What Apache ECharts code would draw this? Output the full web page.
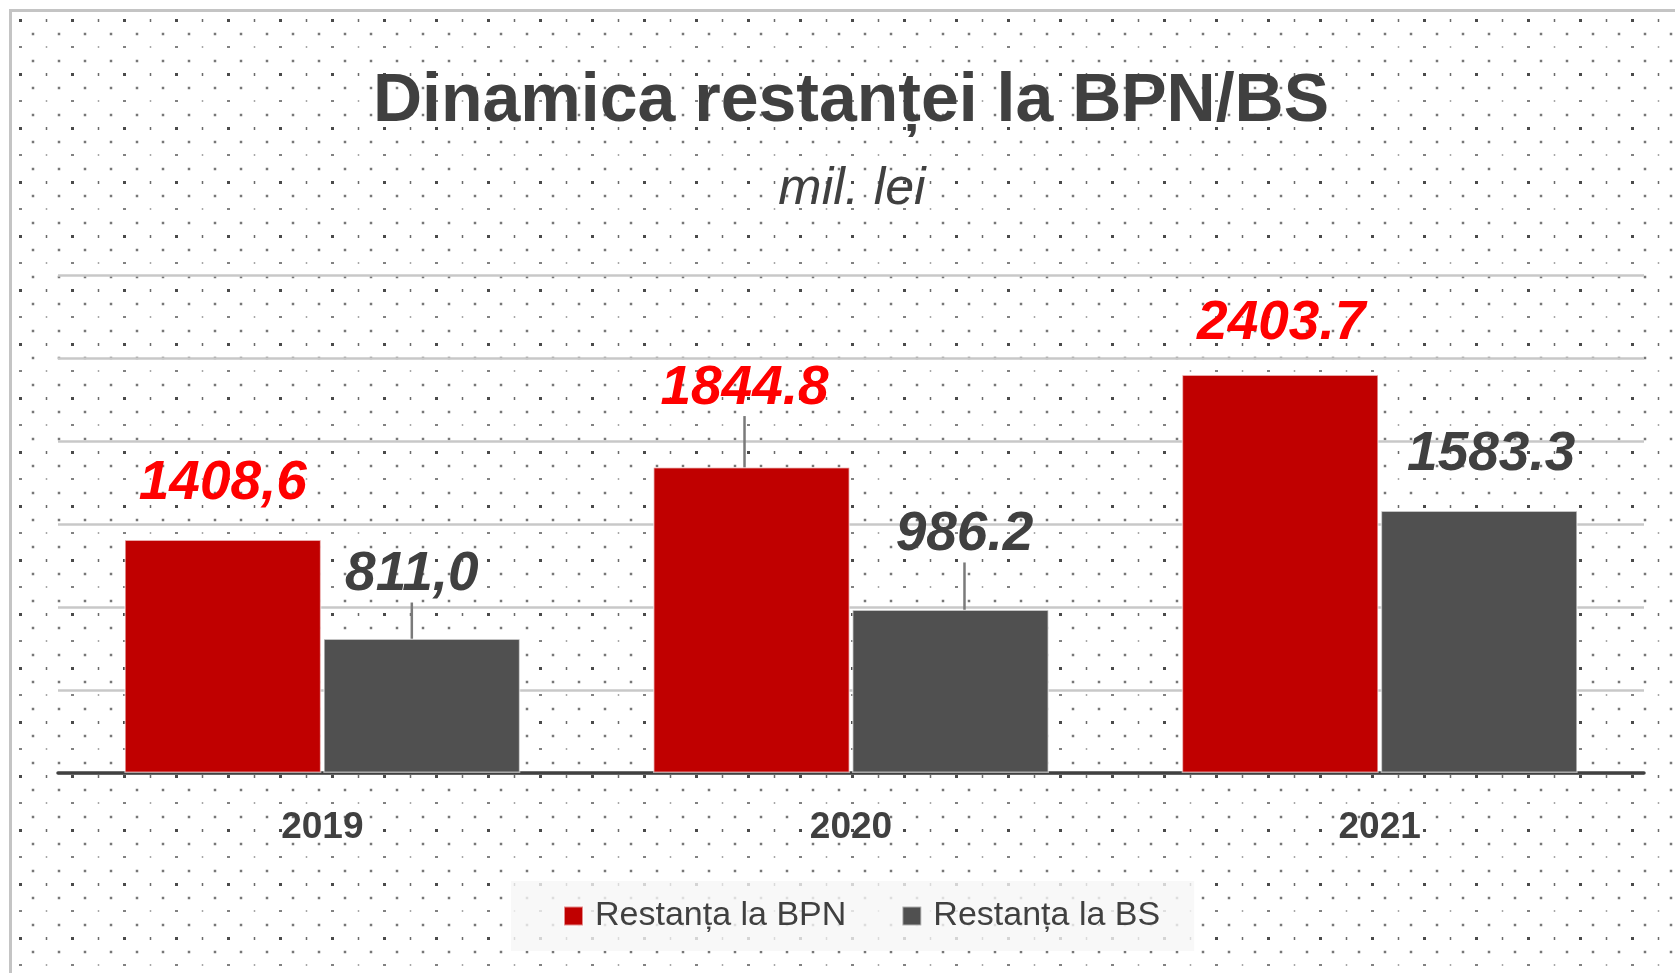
<!DOCTYPE html>
<html>
<head>
<meta charset="utf-8">
<script src="https://cdn.jsdelivr.net/npm/echarts@6/dist/echarts.min.js"></script>
<style>
html,body{margin:0;padding:0;background:#fff;}
#chart{width:1675px;height:973px;}
</style>
</head>
<body>
<div id="chart"></div>
<script>
var years = ['2019', '2020', '2021'];
var bpnValues = [1408.6, 1844.8, 2403.7];
var bsValues = [811.0, 986.2, 1583.3];
var bpnText = ['1408,6', '1844.8', '2403.7'];
var bsText = ['811,0', '986.2', '1583.3'];
var seriesNames = ['Restanța la BPN', 'Restanța la BS'];

// how far each value label sits from its bar (px), and which ones have a leader line
var bpnShift = [[0, -28], [-7, -51], [1, -23]];
var bsShift = [[-10, -36], [14, -47], [12, -28]];
var bpnGuide = [false, true, false];
var bsGuide = [true, true, false];

var FONT = 'Liberation Sans';

// dotted paper background
function dotTile() {
	var c = document.createElement('canvas');
	c.width = 52; c.height = 54;
	var g = c.getContext('2d');
	g.fillStyle = '#ffffff';
	g.fillRect(0, 0, 52, 54);
	function mark(x, y, w, h, col) {
		g.fillStyle = col;
		g.fillRect(x - w / 2, y - h / 2, w, h);
	}
	mark(20.5, 20.5, 3, 3, '#4a4a4a');
	mark(46.5, 20.5, 1.5, 3, '#6a6a6a');
	mark(33, 34, 2.5, 2.5, '#777777');
	mark(7, 34, 2.5, 2.5, '#777777');
	mark(20.5, 47, 3, 1.5, '#5a5a5a');
	mark(46.5, 47, 1.5, 1.5, '#8a8a8a');
	mark(33, 7, 2.5, 2.5, '#777777');
	mark(7, 7, 2.5, 2.5, '#777777');
	return c;
}

var chart = echarts.init(document.getElementById('chart'), null, {renderer: 'canvas'});

function itemsOf(values, guides) {
	return values.map(function (v, i) {
		return {value: v, labelLine: {show: guides[i]}};
	});
}

var option = {
	animation: false,
	backgroundColor: {image: dotTile(), repeat: 'repeat'},
	graphic: [
		{type: 'rect', shape: {x: 0, y: 0, width: 9, height: 973}, style: {fill: '#ffffff'}, silent: true},
		{type: 'rect', shape: {x: 0, y: 0, width: 1675, height: 9}, style: {fill: '#ffffff'}, silent: true},
		{type: 'rect', shape: {x: 9, y: 9, width: 3, height: 964}, style: {fill: '#c4c4c4'}, silent: true},
		{type: 'rect', shape: {x: 9, y: 9, width: 1666, height: 3}, style: {fill: '#c4c4c4'}, silent: true}
	],
	title: [
		{
			text: 'Dinamica restanței la BPN/BS',
			left: 851, top: 68, textAlign: 'center', padding: 0,
			textStyle: {fontFamily: FONT, fontSize: 68, fontWeight: 'bold', color: '#404040'}
		},
		{
			text: 'mil. lei',
			left: 852, top: 164, textAlign: 'center', padding: 0,
			textStyle: {fontFamily: FONT, fontSize: 52, fontStyle: 'italic', fontWeight: 'normal', color: '#404040'}
		}
	],
	legend: {
		data: seriesNames,
		left: 511, top: 881,
		padding: [18, 34, 18, 52],
		backgroundColor: 'rgba(246,246,246,0.8)',
		icon: 'rect',
		itemWidth: 19, itemHeight: 19,
		itemGap: 55,
		textStyle: {fontFamily: FONT, fontSize: 34, color: '#404040', padding: [0, 0, 0, 7]}
	},
	grid: {left: 58, right: 31, top: 275.5, bottom: 200},
	xAxis: {
		type: 'category',
		data: years,
		axisLine: {lineStyle: {color: '#404040', width: 3.5}},
		axisTick: {show: false},
		axisLabel: {fontFamily: FONT, fontSize: 37, fontWeight: 'bold', color: '#404040', margin: 36}
	},
	yAxis: {
		type: 'value',
		min: 0, max: 3000, interval: 500,
		axisLabel: {show: false},
		axisLine: {show: false},
		axisTick: {show: false},
		splitLine: {lineStyle: {color: '#c8c8c8', width: 2.5}}
	},
	series: [
		{
			name: seriesNames[0],
			type: 'bar',
			data: itemsOf(bpnValues, bpnGuide),
			barWidth: 197,
			barGap: '1%',
			itemStyle: {color: '#C00000', borderColor: 'rgba(255,255,255,0.55)', borderWidth: 1.5},
			label: {
				show: true, position: 'top', distance: 0,
				formatter: function (p) { return bpnText[p.dataIndex]; },
				fontFamily: FONT, fontSize: 55, fontWeight: 'bold', fontStyle: 'italic', color: '#FF0000'
			},
			labelLine: {show: false, lineStyle: {color: '#7a7a7a', width: 2.5}},
			labelLayout: function (p) {
				return {dx: bpnShift[p.dataIndex][0], dy: bpnShift[p.dataIndex][1]};
			}
		},
		{
			name: seriesNames[1],
			type: 'bar',
			data: itemsOf(bsValues, bsGuide),
			barWidth: 197,
			barGap: '1%',
			itemStyle: {color: '#505050', borderColor: 'rgba(255,255,255,0.55)', borderWidth: 1.5},
			label: {
				show: true, position: 'top', distance: 0,
				formatter: function (p) { return bsText[p.dataIndex]; },
				fontFamily: FONT, fontSize: 55, fontWeight: 'bold', fontStyle: 'italic', color: '#404040'
			},
			labelLine: {show: false, lineStyle: {color: '#7a7a7a', width: 2.5}},
			labelLayout: function (p) {
				return {dx: bsShift[p.dataIndex][0], dy: bsShift[p.dataIndex][1]};
			}
		}
	]
};

chart.setOption(option);
window.addEventListener('resize', chart.resize);
</script>
</body>
</html>
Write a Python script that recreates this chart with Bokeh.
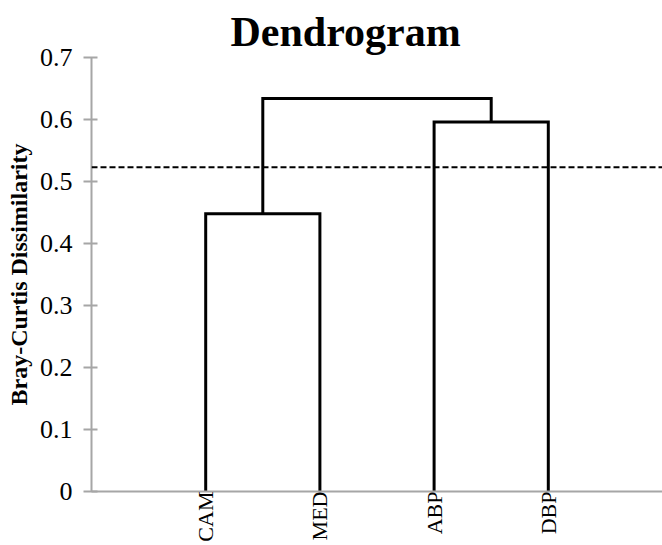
from bokeh.plotting import figure
from bokeh.models import FixedTicker, Span
from bokeh.embed import file_html
from bokeh.resources import INLINE

# ---- data ----
leaves = ["CAM", "MED", "ABP", "DBP"]
leaf_pos = [1, 2, 3, 4]
h_cam_med = 0.448
h_abp_dbp = 0.596
h_top = 0.634
cut_height = 0.523
y_ticks = [0, 0.1, 0.2, 0.3, 0.4, 0.5, 0.6, 0.7]
y_tick_labels = ["0", "0.1", "0.2", "0.3", "0.4", "0.5", "0.6", "0.7"]

SERIF = "Liberation Serif"
GRAY = "#a6a6a6"

p = figure(width=662, height=545, x_range=(0, 5), y_range=(0, 0.7),
           output_backend="svg", toolbar_location=None,
           min_border_left=91, min_border_right=0, min_border_top=57,
           min_border_bottom=54, title="Dendrogram")
p.outline_line_color = None
p.background_fill_color = "white"
p.border_fill_color = "white"

# title
p.title.text_font = SERIF
p.title.text_font_size = "42px"
p.title.text_font_style = "bold"
p.title.align = "left"
p.title.offset = 139
p.title.standoff = 6
p.title.text_color = "black"

# dendrogram links
c1 = (leaf_pos[0] + leaf_pos[1]) / 2
c2 = (leaf_pos[2] + leaf_pos[3]) / 2
xs = [
    [leaf_pos[0], leaf_pos[0], leaf_pos[1], leaf_pos[1]],
    [leaf_pos[2], leaf_pos[2], leaf_pos[3], leaf_pos[3]],
    [c1, c1, c2, c2],
]
ys = [
    [0, h_cam_med, h_cam_med, 0],
    [0, h_abp_dbp, h_abp_dbp, 0],
    [h_cam_med, h_top, h_top, h_abp_dbp],
]
p.multi_line(xs, ys, line_color="black", line_width=3, line_join="miter")

# cut line
p.add_layout(Span(location=cut_height, dimension="width", line_color="black",
                  line_width=2, line_dash="6 3"))

# grids: only top line at 0.7
p.xgrid.visible = False
p.ygrid.ticker = FixedTicker(ticks=[y_ticks[-1]])
p.ygrid.grid_line_color = GRAY
p.ygrid.grid_line_width = 2

# x axis
p.xaxis.ticker = FixedTicker(ticks=leaf_pos)
p.xaxis.major_label_overrides = {pos: name for pos, name in zip(leaf_pos, leaves)}
p.xaxis.major_label_orientation = 3.14159265 / 2
p.xaxis.major_label_text_font = SERIF
p.xaxis.major_label_text_font_size = "22px"
p.xaxis.major_label_text_color = "black"
p.xaxis.major_label_standoff = 0
p.xaxis.major_tick_line_color = None
p.xaxis.major_tick_out = 0
p.xaxis.major_tick_in = 0
p.xaxis.minor_tick_line_color = None
p.xaxis.axis_line_color = GRAY
p.xaxis.axis_line_width = 2

# y axis
p.yaxis.ticker = FixedTicker(ticks=y_ticks)
p.yaxis.major_label_overrides = {t: lab for t, lab in zip(y_ticks, y_tick_labels)}
p.yaxis.major_label_text_font = SERIF
p.yaxis.major_label_text_font_size = "26px"
p.yaxis.major_label_text_color = "black"
p.yaxis.major_label_standoff = 11
p.yaxis.major_tick_out = 8
p.yaxis.major_tick_in = 6
p.yaxis.major_tick_line_color = GRAY
p.yaxis.major_tick_line_width = 2
p.yaxis.minor_tick_line_color = None
p.yaxis.axis_line_color = GRAY
p.yaxis.axis_line_width = 2
p.yaxis.axis_label = "Bray-Curtis Dissimilarity"
p.yaxis.axis_label_text_font = SERIF
p.yaxis.axis_label_text_font_size = "24px"
p.yaxis.axis_label_text_font_style = "bold"
p.yaxis.axis_label_text_color = "black"
p.yaxis.axis_label_standoff = 5

open("out.html", "w").write(file_html(p, INLINE))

### What needs to be done
Repeat only what runs from the first line of the records above to the line with "var FONT = 'Liberation Sans';", both included, word for word, minus the pictures.

### Final answer
What Apache ECharts code would draw this? Output the full web page.
<!DOCTYPE html>
<html>
<head>
<meta charset="utf-8">
<script src="https://cdn.jsdelivr.net/npm/echarts@6/dist/echarts.min.js"></script>
<style>
html,body{margin:0;padding:0;background:#fff;}
#chart{width:1675px;height:973px;}
</style>
</head>
<body>
<div id="chart"></div>
<script>
var years = ['2019', '2020', '2021'];
var bpnValues = [1408.6, 1844.8, 2403.7];
var bsValues = [811.0, 986.2, 1583.3];
var bpnText = ['1408,6', '1844.8', '2403.7'];
var bsText = ['811,0', '986.2', '1583.3'];
var seriesNames = ['Restanța la BPN', 'Restanța la BS'];

// how far each value label sits from its bar (px), and which ones have a leader line
var bpnShift = [[0, -28], [-7, -51], [1, -23]];
var bsShift = [[-10, -36], [14, -47], [12, -28]];
var bpnGuide = [false, true, false];
var bsGuide = [true, true, false];

var FONT = 'Liberation Sans';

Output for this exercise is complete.